大阪弁護士会会報において、2017年5月号から、大阪家庭裁判所家事第4部後見係(大阪家裁後見センター)による「大阪家裁後見センターだより」という連載が2~3か月に1回のペースで掲載されています。
内容は、日頃後見人等から寄せられる質問への回答、後見等事務を行ううえで配慮すべき事項等を紹介していて、後見実務に携わる人にとっては、とても参考になるものになっています。
連載第9回は2018年10月号に掲載されました。
連載第9回の内容は、「任意後見契約の有効性」がテーマです。
任意後見契約のうち、いわゆる「即効型」(任意後見契約の直後に契約の効力を発生させる場合)においては、契約締結時点において、本人の判断能力が一定程度低下しているため、本人の意思能力や契約意思が欠けるとして、任意後見契約の有効性が問題になることがあります。
任意後見のメリットは、自分で契約内容(誰を後見人にするか、どのような代理権を与えるか、報酬をいくらにするか等)を決められるところにあります。
自分で契約内容を決める前提として、契約内容を理解できるだけの能力が必要になります。

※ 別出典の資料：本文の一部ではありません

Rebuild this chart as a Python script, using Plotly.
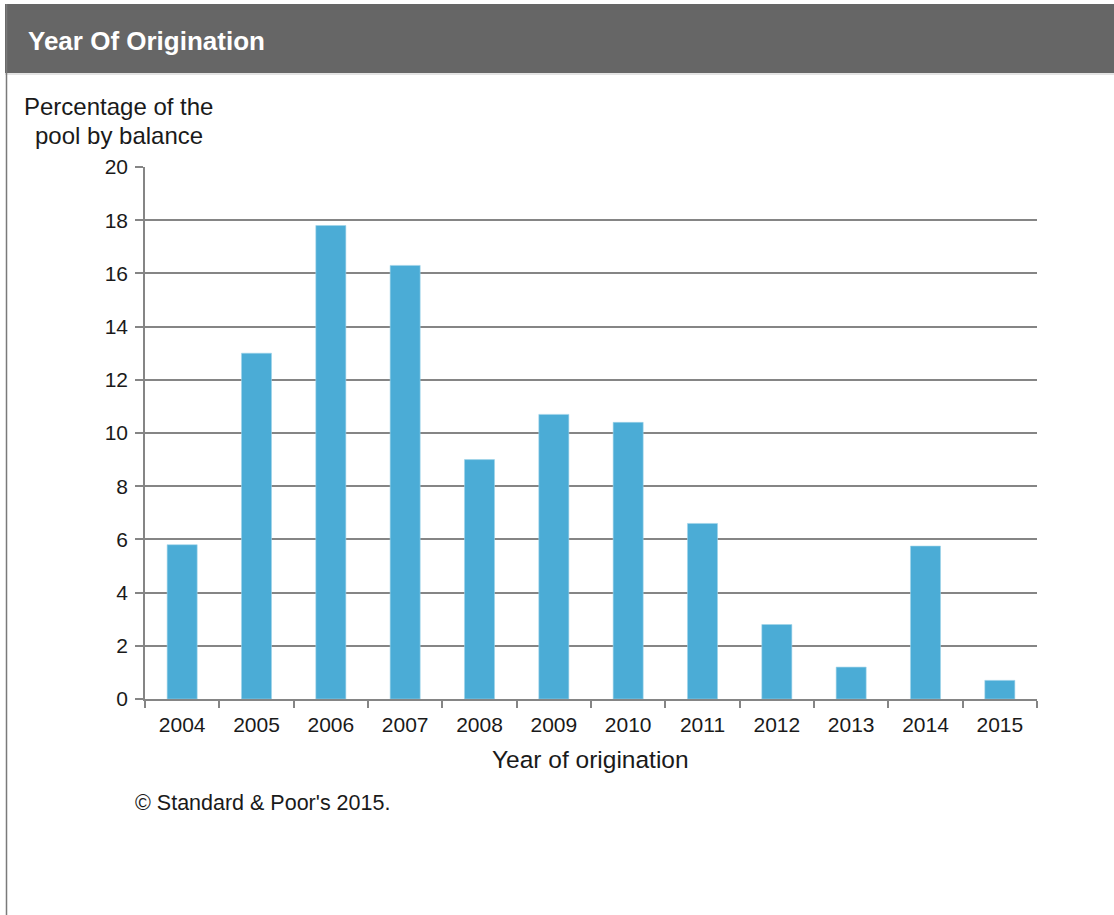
import plotly.graph_objects as go

# Share of pool balance by year of origination (%)
years = ["2004", "2005", "2006", "2007", "2008", "2009",
         "2010", "2011", "2012", "2013", "2014", "2015"]
pool_share = [5.8, 13.0, 17.8, 16.3, 9.0, 10.7, 10.4, 6.6, 2.8, 1.2, 5.75, 0.7]

y_ticks = [0, 2, 4, 6, 8, 10, 12, 14, 16, 18, 20]

chart_title = "Year Of Origination"
y_title_lines = ["Percentage of the", "pool by balance"]
x_title = "Year of origination"
source_note = "\u00a9 Standard & Poor's 2015."

W, H = 1114, 915
PLOT_L, PLOT_R, PLOT_T, PLOT_B = 145, 1037, 167, 699
FONT = "Liberation Sans, Arial, sans-serif"
GRID = "#858585"
BAR = "#4bacd6"
TEXT = "#1a1a1a"


def fx(px):
    """Pixel x -> paper fraction."""
    return (px - PLOT_L) / (PLOT_R - PLOT_L)


def fy(py):
    """Pixel y -> paper fraction."""
    return (PLOT_B - py) / (PLOT_B - PLOT_T)


fig = go.Figure(
    go.Bar(
        x=years,
        y=pool_share,
        marker=dict(color=BAR, line=dict(color="#9fd3ea", width=0.6)),
        hoverinfo="x+y",
    )
)

fig.update_layout(
    width=W,
    height=H,
    margin=dict(l=PLOT_L, r=W - PLOT_R, t=PLOT_T, b=H - PLOT_B, pad=0),
    paper_bgcolor="white",
    plot_bgcolor="white",
    showlegend=False,
    bargap=0.596,
    font=dict(family=FONT, color=TEXT, size=20),
    xaxis=dict(
        type="category",
        showgrid=False,
        showline=True,
        linecolor=GRID,
        linewidth=1.6,
        ticks="outside",
        tickson="boundaries",
        ticklen=7,
        tickcolor=GRID,
        tickwidth=1.5,
        ticklabelstandoff=6,
        tickfont=dict(size=21, color=TEXT),
        fixedrange=True,
    ),
    yaxis=dict(
        range=[0, 20],
        tickvals=y_ticks,
        showgrid=True,
        gridcolor=GRID,
        gridwidth=1.7,
        zeroline=False,
        showline=True,
        linecolor=GRID,
        linewidth=1.6,
        ticks="outside",
        ticklen=8,
        tickcolor=GRID,
        tickwidth=1.5,
        ticklabelstandoff=3,
        tickfont=dict(size=21, color=TEXT),
        fixedrange=True,
    ),
    shapes=[
        # dark header band
        dict(type="rect", xref="paper", yref="paper",
             x0=fx(5), x1=fx(W + 2), y0=fy(73), y1=fy(4),
             fillcolor="#666666", line=dict(width=0), layer="below"),
        # thin light rule under the header
        dict(type="line", xref="paper", yref="paper",
             x0=fx(5), x1=fx(W + 2), y0=fy(74), y1=fy(74),
             line=dict(color="#c8c8c8", width=1)),
        # left frame edge
        dict(type="line", xref="paper", yref="paper",
             x0=fx(6.5), x1=fx(6.5), y0=fy(4), y1=fy(H + 5),
             line=dict(color="#7a7a7a", width=1.5)),
    ],
    annotations=[
        dict(text=f"<b>{chart_title}</b>", xref="paper", yref="paper",
             x=fx(26), y=fy(41), xanchor="left", yanchor="middle",
             showarrow=False, font=dict(size=26, color="white", family=FONT)),
        dict(text=y_title_lines[0], xref="paper", yref="paper",
             x=fx(118), y=fy(106), xanchor="center", yanchor="middle",
             showarrow=False, font=dict(size=24, color=TEXT, family=FONT)),
        dict(text=y_title_lines[1], xref="paper", yref="paper",
             x=fx(119), y=fy(135), xanchor="center", yanchor="middle",
             showarrow=False, font=dict(size=24, color=TEXT, family=FONT)),
        dict(text=x_title, xref="paper", yref="paper",
             x=fx(590), y=fy(759), xanchor="center", yanchor="middle",
             showarrow=False, font=dict(size=24.5, color=TEXT, family=FONT)),
        dict(text=source_note, xref="paper", yref="paper",
             x=fx(133), y=fy(803), xanchor="left", yanchor="middle",
             showarrow=False, font=dict(size=21.5, color=TEXT, family=FONT)),
    ],
)

fig.write_html("out.html", config={"displayModeBar": False})
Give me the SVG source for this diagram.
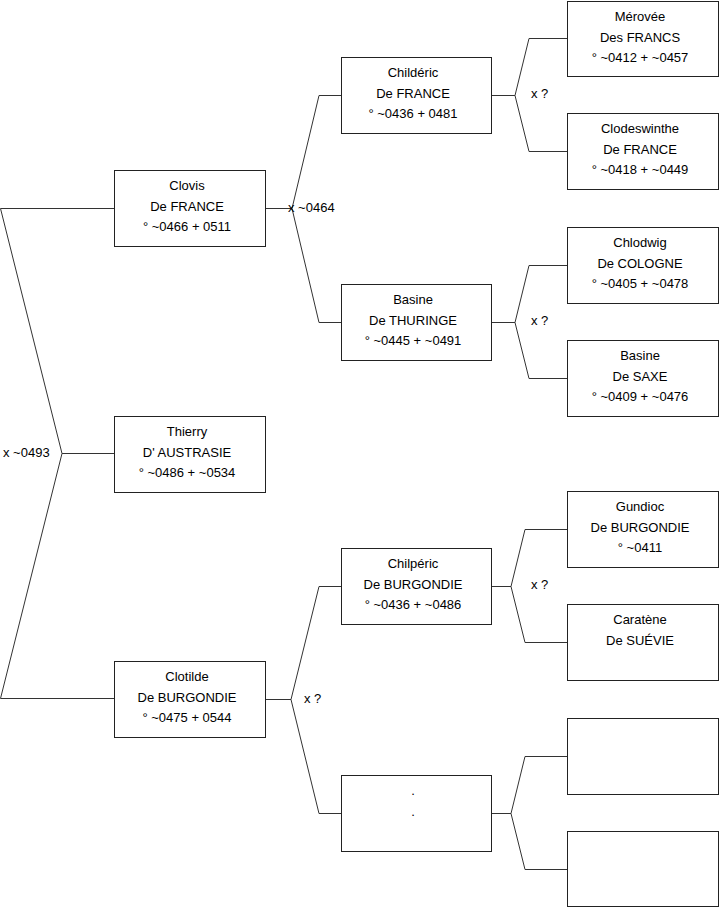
<svg xmlns="http://www.w3.org/2000/svg" width="719" height="908" viewBox="0 0 719 908">
<style>
.b{fill:#fff;stroke:#222;stroke-width:1}
.c{fill:none;stroke:#333;stroke-width:1}
text{font-family:"Liberation Sans",Arial,sans-serif;font-size:13px;fill:#000}
.m{text-anchor:middle}
</style>
<rect width="719" height="908" fill="#fff"/>
<g id="connectors">
<path class="c" d="M0.5 208.5H114M0.5 208.5L62 453.5L0.5 698.5H114M62 453.5H114"/>
<path class="c" d="M265 208.5H292M341 95.5H319L292 208.5L319 322.5H341"/>
<path class="c" d="M491 95.5H515M567 38.5H529L515 95.5L529 151.5H567"/>
<path class="c" d="M491 322.5H515M567 265.5H529L515 322.5L529 378.5H567"/>
<path class="c" d="M265 699.5H291M341 586.5H319L291 699.5L319 813.5H341"/>
<path class="c" d="M491 586.5H511M567 529.5H525L511 586.5L525 642.5H567"/>
<path class="c" d="M491 813.5H511M567 756.5H525L511 813.5L525 869.5H567"/>
<text x="3" y="456.5">x ~0493</text>
<text x="288" y="211.5">x ~0464</text>
<text x="531" y="97.5">x ?</text>
<text x="531" y="324.5">x ?</text>
<text x="531" y="588.5">x ?</text>
<text x="304" y="702.5">x ?</text>
</g>
<g id="clovis"><rect class="b" x="114.5" y="170.5" width="151" height="76"/>
<text class="m" x="187" y="190">Clovis</text><text class="m" x="187" y="210.5">De FRANCE</text><text class="m" x="187" y="230.5">° ~0466 + 0511</text></g>
<g id="thierry"><rect class="b" x="114.5" y="416.5" width="151" height="76"/>
<text class="m" x="187" y="436">Thierry</text><text class="m" x="187" y="456.5">D' AUSTRASIE</text><text class="m" x="187" y="476.5">° ~0486 + ~0534</text></g>
<g id="clotilde"><rect class="b" x="114.5" y="661.5" width="151" height="76"/>
<text class="m" x="187" y="681">Clotilde</text><text class="m" x="187" y="701.5">De BURGONDIE</text><text class="m" x="187" y="721.5">° ~0475 + 0544</text></g>
<g id="childeric"><rect class="b" x="341.5" y="57.5" width="150" height="76"/>
<text class="m" x="413" y="77">Childéric</text><text class="m" x="413" y="97.5">De FRANCE</text><text class="m" x="413" y="117.5">° ~0436 + 0481</text></g>
<g id="basine-thuringe"><rect class="b" x="341.5" y="284.5" width="150" height="76"/>
<text class="m" x="413" y="304">Basine</text><text class="m" x="413" y="324.5">De THURINGE</text><text class="m" x="413" y="344.5">° ~0445 + ~0491</text></g>
<g id="chilperic"><rect class="b" x="341.5" y="548.5" width="150" height="76"/>
<text class="m" x="413" y="568">Chilpéric</text><text class="m" x="413" y="588.5">De BURGONDIE</text><text class="m" x="413" y="608.5">° ~0436 + ~0486</text></g>
<g id="blank1"><rect class="b" x="341.5" y="775.5" width="150" height="76"/>
<text class="m" x="413" y="795">.</text><text class="m" x="413" y="815.5">.</text></g>
<g id="merovee"><rect class="b" x="567.5" y="1.5" width="151" height="75"/>
<text class="m" x="640" y="21">Mérovée</text><text class="m" x="640" y="41.5">Des FRANCS</text><text class="m" x="640" y="61.5">° ~0412 + ~0457</text></g>
<g id="clodeswinthe"><rect class="b" x="567.5" y="113.5" width="151" height="76"/>
<text class="m" x="640" y="133">Clodeswinthe</text><text class="m" x="640" y="153.5">De FRANCE</text><text class="m" x="640" y="173.5">° ~0418 + ~0449</text></g>
<g id="chlodwig"><rect class="b" x="567.5" y="227.5" width="151" height="76"/>
<text class="m" x="640" y="247">Chlodwig</text><text class="m" x="640" y="267.5">De COLOGNE</text><text class="m" x="640" y="287.5">° ~0405 + ~0478</text></g>
<g id="basine-saxe"><rect class="b" x="567.5" y="340.5" width="151" height="76"/>
<text class="m" x="640" y="360">Basine</text><text class="m" x="640" y="380.5">De SAXE</text><text class="m" x="640" y="400.5">° ~0409 + ~0476</text></g>
<g id="gundioc"><rect class="b" x="567.5" y="491.5" width="151" height="76"/>
<text class="m" x="640" y="511">Gundioc</text><text class="m" x="640" y="531.5">De BURGONDIE</text><text class="m" x="640" y="551.5">° ~0411</text></g>
<g id="caratene"><rect class="b" x="567.5" y="604.5" width="151" height="76"/>
<text class="m" x="640" y="624">Caratène</text><text class="m" x="640" y="644.5">De SUÉVIE</text></g>
<g id="blank2"><rect class="b" x="567.5" y="718.5" width="151" height="76"/></g>
<g id="blank3"><rect class="b" x="567.5" y="831.5" width="151" height="75"/></g>
</svg>
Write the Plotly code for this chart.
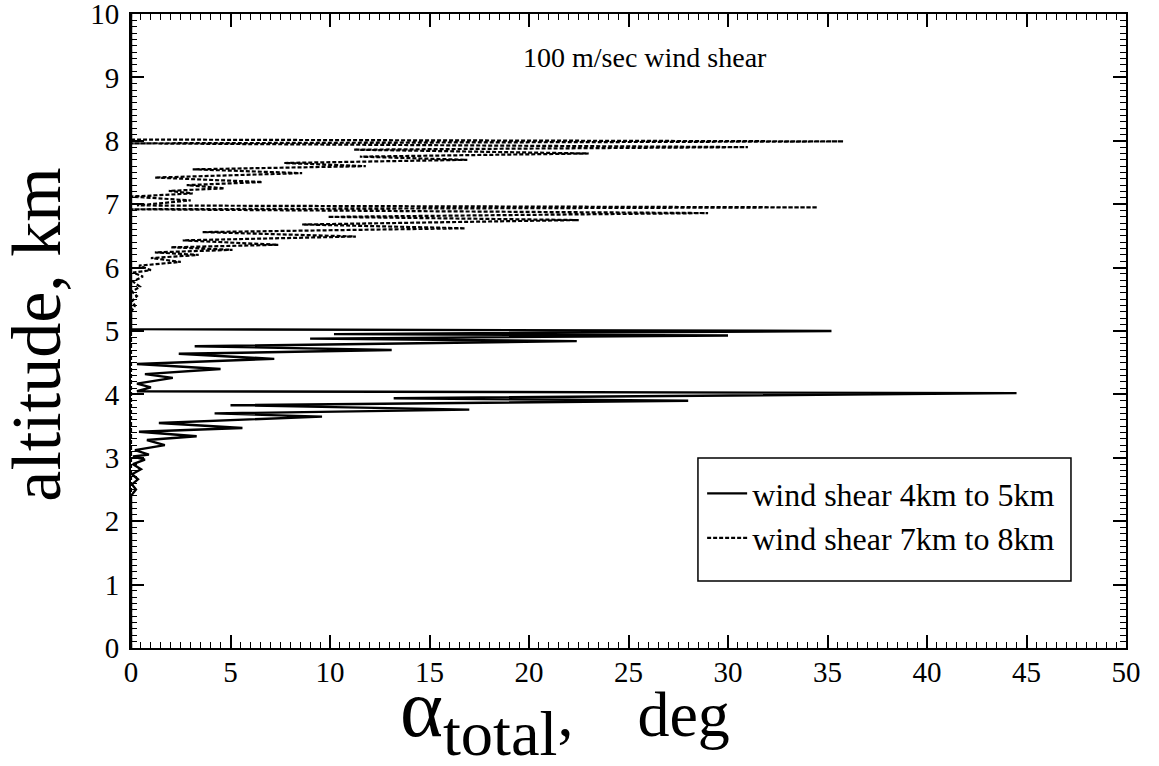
import plotly.graph_objects as go

# ---- data ----
# wind shear 4 km to 5 km (solid): alpha_total [deg] vs altitude [km]
solid_alpha = [0.0, 0.0, 0.25, 0.05, 0.35, 0.05, 0.5, 0.1, 0.7, 0.1, 0.9, 0.2, 1.7, 0.8,
               3.3, 0.4, 5.6, 1.4, 9.6, 4.2, 17.0, 5.0, 28.0, 13.2, 44.5, 0.3,
               1.0, 0.3, 2.1, 0.7, 4.5, 0.3, 7.2, 2.4, 13.1, 3.2, 22.4, 9.0, 30.0, 10.2,
               35.2, 0.0, 0.0]
solid_alt = [0.0, 2.40, 2.50, 2.58, 2.66, 2.74, 2.82, 2.90, 2.97, 3.02, 3.05, 3.12, 3.20, 3.28,
             3.34, 3.41, 3.47, 3.55, 3.65, 3.70, 3.76, 3.83, 3.90, 3.94, 4.02, 4.05,
             4.11, 4.17, 4.26, 4.32, 4.40, 4.48, 4.56, 4.64, 4.70, 4.76, 4.84, 4.88, 4.93, 4.95,
             5.00, 5.03, 10.0]

# wind shear 7 km to 8 km (dashed)
dashed_alpha = [0.0, 0.0, 0.2, 0.05, 0.3, 0.05, 0.45, 0.1, 0.6, 0.1, 1.0, 0.4, 2.5, 1.0,
                3.4, 1.2, 5.1, 2.0, 7.4, 2.6, 11.3, 3.6, 16.8, 8.6, 22.5, 9.9, 29.0, 0.0,
                34.5, 0.3, 3.0, 0.0, 3.1, 1.9, 4.7, 2.8, 6.6, 1.2, 8.6, 3.1, 11.8, 7.7,
                16.9, 11.5, 23.0, 11.2, 31.0, 0.0, 35.8, 0.0, 0.0]
dashed_alt = [0.0, 5.30, 5.40, 5.47, 5.55, 5.62, 5.70, 5.78, 5.86, 5.92, 5.96, 6.03, 6.09, 6.15,
              6.20, 6.24, 6.28, 6.32, 6.36, 6.43, 6.49, 6.56, 6.62, 6.68, 6.75, 6.80, 6.86, 6.92,
              6.95, 6.98, 7.06, 7.12, 7.17, 7.21, 7.25, 7.30, 7.35, 7.42, 7.49, 7.55, 7.60, 7.65,
              7.70, 7.75, 7.80, 7.86, 7.90, 7.96, 7.99, 8.02, 10.0]

x_ticks = [0, 5, 10, 15, 20, 25, 30, 35, 40, 45, 50]
y_ticks = [0, 1, 2, 3, 4, 5, 6, 7, 8, 9, 10]

series_names = ["wind shear 4km to 5km", "wind shear 7km to 8km"]
chart_title = "100 m/sec wind shear"
x_title = ("<span style='font-size:82px'>α</span><sub>total</sub>"
           "<span style='font-size:64px'>,&nbsp;&nbsp;&nbsp; deg</span>")
y_title = "altitude, km"

FONT = "Liberation Serif"

fig = go.Figure()
fig.add_trace(go.Scatter(x=solid_alpha, y=solid_alt, mode="lines", name=series_names[0],
                         line=dict(color="black", width=2.4)))
fig.add_trace(go.Scatter(x=dashed_alpha, y=dashed_alt, mode="lines", name=series_names[1],
                         line=dict(color="black", width=2.2, dash="4px,2px")))

axis_common = dict(showline=True, linecolor="black", linewidth=2, mirror="allticks",
                   ticks="inside", ticklen=13, tickwidth=1.5, tickcolor="black",
                   showgrid=False, zeroline=False, automargin=False,
                   ticklabeloverflow="allow",
                   tickfont=dict(family=FONT, size=29, color="black"))

fig.update_xaxes(range=[0, 50], tickvals=x_ticks, ticklabelstandoff=-3,
                 minor=dict(ticks="inside", ticklen=6, dtick=0.5, tickcolor="black", tickwidth=1.2),
                 **axis_common)
fig.update_yaxes(range=[0, 10], tickvals=y_ticks, ticklabelstandoff=4,
                 minor=dict(ticks="inside", ticklen=6, dtick=0.1, tickcolor="black", tickwidth=1.2),
                 **axis_common)

fig.add_annotation(text=y_title, xref="paper", yref="paper", x=-0.095, y=0.495,
                   textangle=-90, xanchor="center", yanchor="middle", showarrow=False,
                   font=dict(family=FONT, size=70, color="black"))
fig.add_annotation(text=chart_title, xref="paper", yref="paper", x=0.517, y=0.932,
                   xanchor="center", yanchor="middle",
                   showarrow=False, font=dict(family=FONT, size=28, color="black"))
fig.add_annotation(text=x_title, xref="paper", yref="paper", x=0.436, y=-0.108,
                   xanchor="center", yanchor="middle", showarrow=False,
                   font=dict(family=FONT, size=92, color="black"))

# legend frame (reference box)
fig.add_shape(type="rect", xref="paper", yref="paper",
              x0=0.5698, x1=0.9447, y0=0.1057, y1=0.2997,
              line=dict(color="black", width=1.5), fillcolor="white", layer="above")

fig.update_layout(
    width=1159, height=766,
    margin=dict(l=131, r=33, t=14, b=118),
    paper_bgcolor="white", plot_bgcolor="white",
    showlegend=True,
    legend=dict(x=0.574, y=0.287, xanchor="left", yanchor="top",
                borderwidth=0, bgcolor="rgba(0,0,0,0)",
                font=dict(family=FONT, size=32, color="black"),
                itemwidth=40),
)

fig.write_html("out.html", config={"displayModeBar": False},
               post_script="document.body.style.margin='0px';")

判断能力がしっかりしている時に、将来に備えて契約を締結するのが原則です。
私なら、もし「即効型」の任意後見契約の依頼が来たら、法定後見制度の利用を勧めると思いますが…。
ただ、本人が任意後見契約の締結を望んでいるのであるなら、その意思を尊重すべきですし、悩ましいところです。
「即効型」のように任意後見契約の有効性が後から問題になる可能性がある場合は、契約を締結する際に、医療記録や介護認定の資料等に基づいて、本人の意思能力や契約意思について慎重に判断する必要があります。また、契約締結に至る過程についても記録しておく必要があるでしょう。
この連載第9回においては、任意後見契約の有効性が争われた事件として次の2つ裁判例が紹介されています。
1 東京地裁判決平成18年7月6日・判時1965号44頁
2 大阪高裁決定平成24年9月6日・家月65巻84頁
いずれも、親族間紛争の事件です。
裁判所が本人の意思能力や契約意思をどのように事実認定するのかを知ることができる貴重な裁判例です。
裁判例の内容の詳細については、「大阪家裁後見センターだより」をご覧ください。